The friend proved prophetic when they said “It could be a big problem if the people who make our president not crazy aren’t available one day a week.”

At least on one occasion, Kushner seemed willing to bend religious rules to put out a political fire. In October, after the release of the infamous “Access Hollywood” tape where the future president was caught bragging about groping and propositioning women, the press took note that Kushner, then a campaign adviser, “broke his usual Shabbat routine” and joined the huddle at Trump Tower to help the candidate’s team strategize their way through the crisis.
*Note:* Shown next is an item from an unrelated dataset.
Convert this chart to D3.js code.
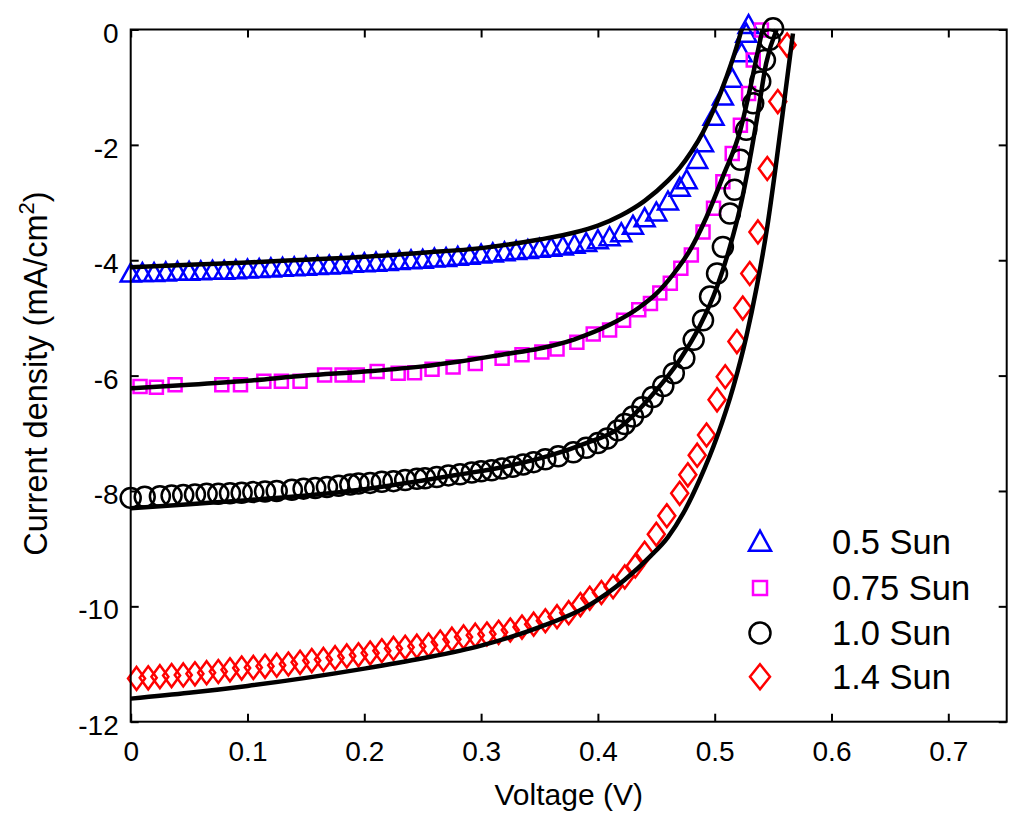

It’s not easy to be a high-profile Orthodox Jew in the media fishbowl. Tongues wagged when Jared and Ivanka broke Shabbat strictures when they travelled by car to participate in an Inaugural Ball and Saturday morning church service. The violation took place after they reportedly found an unnamed rabbi who deemed their secured travel excusable under the Jewish principle of “pikuach nefesh” - permission to violate Shabbat rules in order to save lives.

Hopefully, the anonymous rabbi will be close at hand the next time Trump is on the brink of doing something ill-advised with serious consequences late on Friday - and Jared or Ivanka need to be on hand to stop him.

Pikuach nefesh would surely apply - not only lives could be at stake, but the future of a country.